Much debate has centered on how benefits from agricultural
biotechnology are shared among stakeholders. Different studies
estimate significantly different portions of the total biotech
benefit "pie" shared by U.S. farmers, biotechnology
innovators (those who develop, manufacture, and sell biotech
crop seed), U.S. consumers, and producers and consumers in other
countries. But to what extent do these estimates vary as a direct
result of methodological approaches, assumptions regarding the
responsiveness of production and consumption to changes in commodity
prices, which crops are analyzed, study period, and the choice
of data source on farm-level consequences of biotech crops'
adoption?
How Was the Study Conducted?
This study seeks to determine the sensitivity to changes in
various research assumptions and data sources of the estimated
size and distribution of benefits from adopting Bacillus thuringiensis
(Bt) cotton, herbicide-tolerant cotton, and herbicide-tolerant
soybeans in 1997. The stakeholders considered are U.S. farmers,
U.S. consumers, biotechnology developers, germplasm suppliers,
and foreign producers/consumers. We focus on specific and readily
quantifiable market benefits accruing to these stakeholders.

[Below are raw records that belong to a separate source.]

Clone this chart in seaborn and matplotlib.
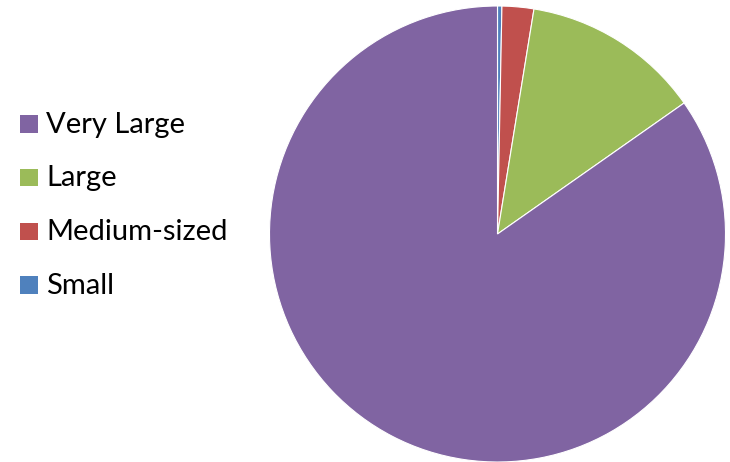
import matplotlib
matplotlib.use("Agg")
import matplotlib.pyplot as plt
import seaborn as sns
from matplotlib.patches import Rectangle

sns.set_theme(style="white")
plt.rcParams['font.family'] = ['Lato', 'DejaVu Sans']

# Data (clockwise from 12 o'clock)
categories = ["Small", "Medium-sized", "Large", "Very Large"]
values = [0.31, 2.25, 12.7, 84.74]
colors = ["#4F81BD", "#C0504D", "#9BBB59", "#8064A2"]
legend_order = ["Very Large", "Large", "Medium-sized", "Small"]

W, H = 730, 462
fig = plt.figure(figsize=(W / 100, H / 100), dpi=100)
fig.patch.set_facecolor("white")

cx, cy, r = 497.5, 234, 228
ax = fig.add_axes([(cx - r) / W, (H - cy - r) / H, 2 * r / W, 2 * r / H])
ax.pie(values, colors=colors, startangle=90, counterclock=False, radius=1,
       wedgeprops=dict(edgecolor="white", linewidth=0.8))
ax.set_xlim(-1, 1)
ax.set_ylim(-1, 1)
ax.set_aspect("equal")
ax.axis("off")

# Legend (drawn in figure pixel space)
cmap = dict(zip(categories, colors))
row_top = 115.0
pitch = 53.8
sq = 17.5
for i, lab in enumerate(legend_order):
    top = row_top + i * pitch
    fig.add_artist(Rectangle((20 / W, 1 - (top + sq) / H), sq / W, sq / H,
                             transform=fig.transFigure, facecolor=cmap[lab],
                             edgecolor="none"))
    fig.text(46 / W, 1 - (top + sq) / H, lab, fontsize=21, color="black",
             ha="left", va="baseline")

fig.savefig("out.png", dpi=100)
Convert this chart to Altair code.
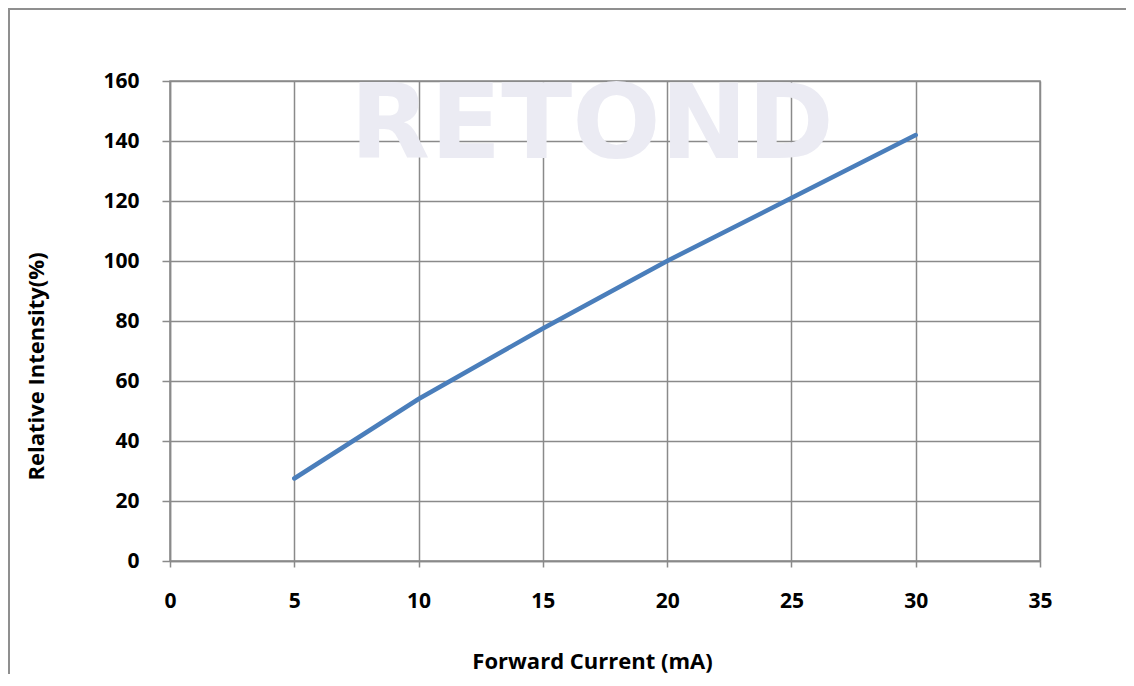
import altair as alt
import pandas as pd

current = [5, 10, 15, 20, 25, 30]
intensity = [27.5, 54, 77.5, 100, 121, 142]
x_ticks = [0, 5, 10, 15, 20, 25, 30, 35]
y_ticks = [0, 20, 40, 60, 80, 100, 120, 140, 160]

df = pd.DataFrame({"current": current, "intensity": intensity})
one = pd.DataFrame({"a": [0]})

GRID = "#8a8a8a"
FONT = "Open Sans"

frame = alt.Chart(one).mark_rect(fill=None, stroke="#8f8f8f", strokeWidth=2, clip=False).encode(
    x=alt.value(-161), x2=alt.value(1100), y=alt.value(-72), y2=alt.value(700)
)

watermark = alt.Chart(one).mark_text(
    text="RETOND", font="DejaVu Sans", fontWeight="bold", fontSize=104,
    color="#ebebf3", align="center", baseline="middle"
).encode(x=alt.value(422), y=alt.value(46))

line = alt.Chart(df).mark_line(color="#4a7ebb", strokeWidth=4.5, strokeCap="round").encode(
    x=alt.X("current:Q", scale=alt.Scale(domain=[0, 35], nice=False),
            axis=alt.Axis(values=x_ticks, title="Forward Current (mA)", grid=True,
                          tickSize=6, labelPadding=23, labelFlush=False,
                          titleX=422, titleY=100, titleBaseline="middle", titleAlign="center")),
    y=alt.Y("intensity:Q", scale=alt.Scale(domain=[0, 160], nice=False),
            axis=alt.Axis(values=y_ticks, title="Relative Intensity(%)", grid=True,
                          tickSize=8, labelPadding=23, labelFlush=False,
                          titleX=-134, titleY=285, titleAngle=270,
                          titleBaseline="middle", titleAlign="center")),
)

chart = alt.layer(frame, watermark, line).properties(
    width=870, height=480,
    autosize=alt.AutoSizeParams(type="none"),
    padding={"left": 162, "top": 73, "right": 86, "bottom": 113},
).configure_view(stroke=GRID, strokeWidth=1.5).configure_axis(
    gridColor=GRID, gridWidth=1.5, gridOpacity=1,
    domainColor=GRID, domainWidth=1.5,
    tickColor=GRID, tickWidth=1.5,
    labelFont=FONT, labelFontWeight="bold", labelFontSize=21, labelColor="#000000",
    titleFont=FONT, titleFontWeight="bold", titleFontSize=22, titleColor="#000000",
)

chart.save("out.html", embed_options={"renderer": "svg", "actions": False})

We use a model in which the benefits from the sale and adoption
of each biotech crop's seed are measured as changes to economic
welfare in both the seed input and commodity output markets.

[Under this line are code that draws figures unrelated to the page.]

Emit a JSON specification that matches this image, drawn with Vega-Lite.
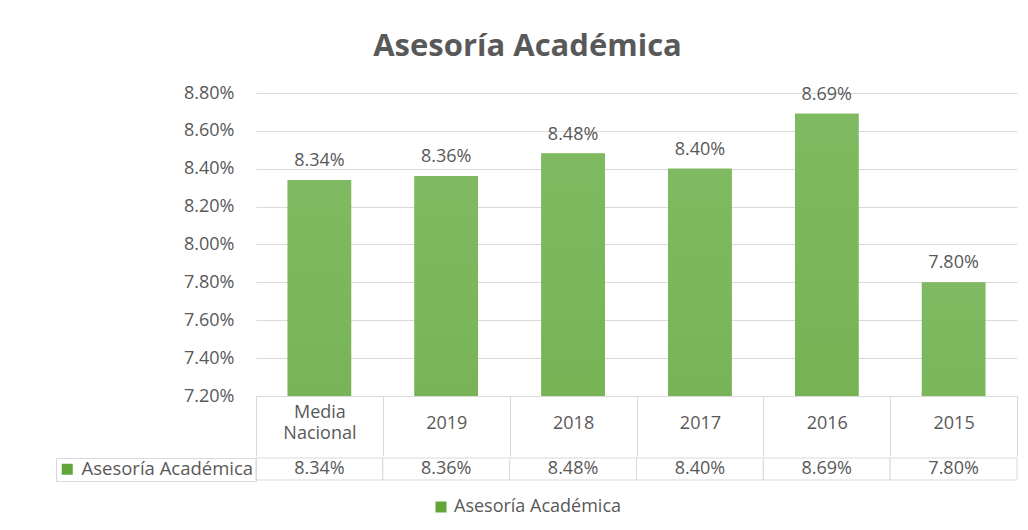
{
  "$schema": "https://vega.github.io/schema/vega-lite/v6.json",
  "padding": {"left": 55, "top": 31, "right": 10, "bottom": 10},
  "background": "white",
  "title": {
    "text": "Asesoría Académica",
    "font": "Open Sans",
    "fontSize": 31,
    "fontWeight": "bold",
    "color": "#595959",
    "anchor": "middle",
    "offset": 21,
    "dx": -9
  },
  "data": {
    "values": [
      {"category": "Media Nacional", "value": 0.0834, "series": "Asesoría Académica"},
      {"category": "2019", "value": 0.0836, "series": "Asesoría Académica"},
      {"category": "2018", "value": 0.0848, "series": "Asesoría Académica"},
      {"category": "2017", "value": 0.0840, "series": "Asesoría Académica"},
      {"category": "2016", "value": 0.0869, "series": "Asesoría Académica"},
      {"category": "2015", "value": 0.0780, "series": "Asesoría Académica"}
    ]
  },
  "spacing": 0,
  "resolve": {"scale": {"fill": "independent"}, "legend": {"fill": "independent"}},
  "vconcat": [
    {
      "width": 761,
      "height": 303,
      "encoding": {
        "x": {
          "field": "category",
          "type": "nominal",
          "sort": null,
          "scale": {"paddingInner": 0, "paddingOuter": 0},
          "axis": {
            "title": null,
            "labelAngle": 0,
            "labelExpr": "split(datum.label, ' ')",
            "labelLineHeight": 21,
            "labelBaseline": "middle",
            "labelFont": "Open Sans",
            "labelFontSize": 18,
            "labelColor": "#595959",
            "labelPadding": {"condition": {"test": "indexof(datum.label, ' ') >= 0", "value": -44}, "value": -33},
            "tickBand": "extent",
            "tickSize": 60,
            "tickColor": "#d9d9d9",
            "domainColor": "#d9d9d9",
            "labelOverlap": false,
            "grid": false
          }
        },
        "y": {
          "field": "value",
          "type": "quantitative",
          "scale": {"domain": [0.072, 0.088], "zero": false, "nice": false},
          "axis": {
            "title": null,
            "format": ".2%",
            "values": [0.072, 0.074, 0.076, 0.078, 0.080, 0.082, 0.084, 0.086, 0.088],
            "labelFont": "Open Sans",
            "labelFontSize": 18,
            "labelColor": "#595959",
            "labelPadding": 22,
            "ticks": false,
            "domain": false,
            "gridColor": "#d9d9d9"
          }
        }
      },
      "layer": [
        {
          "mark": {"type": "bar", "width": {"band": 0.5}, "clip": true},
          "encoding": {
            "color": {
              "field": "series",
              "type": "nominal",
              "scale": {"range": ["#62a63a"]},
              "legend": {
                "orient": "none",
                "legendX": 176,
                "legendY": 405,
                "title": null,
                "symbolType": "square",
                "symbolSize": 121,
                "symbolStrokeWidth": 0,
                "labelFont": "Open Sans",
                "labelFontSize": 18,
                "labelColor": "#595959",
                "labelLimit": 400,
                "labelOffset": 4
              }
            }
          }
        },
        {
          "mark": {
            "type": "bar",
            "width": {"band": 0.5},
            "clip": true,
            "color": {
              "gradient": "linear",
              "x1": 0, "y1": 0, "x2": 0, "y2": 1,
              "stops": [
                {"offset": 0, "color": "#7fb961"},
                {"offset": 0.5, "color": "#66a83c"},
                {"offset": 1, "color": "#569a2b"}
              ]
            }
          }
        },
        {
          "mark": {
            "type": "text",
            "baseline": "middle",
            "dy": -19,
            "font": "Open Sans",
            "fontSize": 18,
            "color": "#595959"
          },
          "encoding": {
            "text": {"field": "value", "type": "quantitative", "format": ".2%"}
          }
        }
      ]
    },
    {
      "width": 761,
      "height": 22,
      "encoding": {
        "x": {
          "field": "category",
          "type": "nominal",
          "sort": null,
          "scale": {"paddingInner": 0, "paddingOuter": 0},
          "axis": null
        }
      },
      "layer": [
        {
          "mark": {"type": "rect"},
          "encoding": {
            "fill": {
              "field": "series",
              "type": "nominal",
              "scale": {"range": ["#62a63a"]},
              "legend": {
                "orient": "left",
                "title": null,
                "offset": 0,
                "padding": 2,
                "strokeColor": "#d9d9d9",
                "symbolType": "square",
                "symbolSize": 121,
                "symbolOffset": 0,
                "labelFont": "Open Sans",
                "labelFontSize": 18.5,
                "labelColor": "#595959",
                "labelLimit": 400,
                "labelOffset": 5
              }
            }
          }
        },
        {
          "mark": {"type": "rect", "fill": "#ffffff", "stroke": "#d9d9d9", "strokeWidth": 1}
        },
        {
          "mark": {
            "type": "text",
            "baseline": "middle",
            "font": "Open Sans",
            "fontSize": 18,
            "color": "#595959"
          },
          "encoding": {
            "text": {"field": "value", "type": "quantitative", "format": ".2%"}
          }
        }
      ]
    }
  ],
  "config": {
    "view": {"stroke": null},
    "font": "Open Sans"
  }
}
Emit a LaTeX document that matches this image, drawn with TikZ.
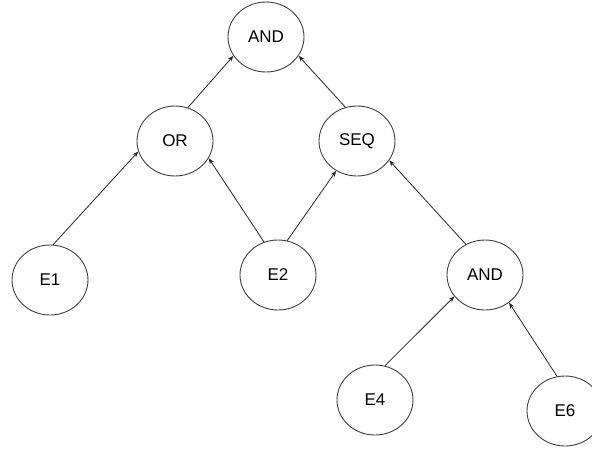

The framework accounts for monopoly profits, resulting from
intellectual property rights protection, that accrue to the
innovators in the input market. The model also measures economic
welfare changes (from higher production efficiency and lower
commodity prices) for producers and consumers in a competitive
commodity market.
The change in economic welfare from each biotech crop stems
from an increase in commodity supply, which is the result of
biotech-induced yield increases and savings in pest control
costs. Our estimates of market benefits from agricultural biotechnology
are based on data sources that isolate these farm-level effects.
The change in supply is integrated into the rest of the model
to calculate pre- and post-biotech prices and quantities in
an international setting. While our analyses use 1997 data,
the analytical framework is, by and large, applicable to today's
market conditions.
What Did the Study Find?
Both total benefits and their distribution among stakeholders
are sensitive to analytical assumptions. Estimated market benefits
of agricultural biotechnology—in a base scenario using
representative data and reasonable assumptions about market
responsiveness—ranged from $213 million to $308 million
for each of the three biotech crops in 1997. Gains ranging from
$212.5 million to 300.7 million (depending on the data source)
were associated with the planting of Bt cotton. Herbicide-tolerant
cotton improved total welfare by an estimated $231.8
million, while the adoption of herbicide-tolerant
soybeans yielded $307.5 million in benefits.
The estimated benefits reported in this study represent 2-5
percent of the respective U.S. crop values in 1997.
In our base case, U.S. farmers received about a third of the
total benefit from adopting Bt cotton (previous studies estimated
the share at around 50 percent), and just 20 percent of the
estimated total benefit from adopting herbicide-tolerant soybeans—at
the lower end of the benefit range in previous studies. With
herbicide-tolerant cotton, a small U.S. farmers' share (4 percent)
can be attributed to the premia paid for biotech seed (versus
conventional seed) and low cotton prices in 1997, which offset
the benefit of higher yields. Biotechnology innovators captured
about 30 percent and 68 percent of the estimated total benefits
from the adoption of Bt cotton and herbicide-tolerant soybeans.
For herbicide-tolerant cotton, we estimate that U.S. consumers
and foreign producers and consumers received the bulk of the
estimated benefits.
By using the same model to re-estimate the benefits under different
assumptions about market responsiveness, the results demonstrate
their sensitivity to what an analyst accepts as reasonable expectations
of how changes in supply affect U.S. and world prices. Supply
responsiveness affects the estimated benefits overall, and affects
the benefits to U.S. farmers more than the benefits to U.S.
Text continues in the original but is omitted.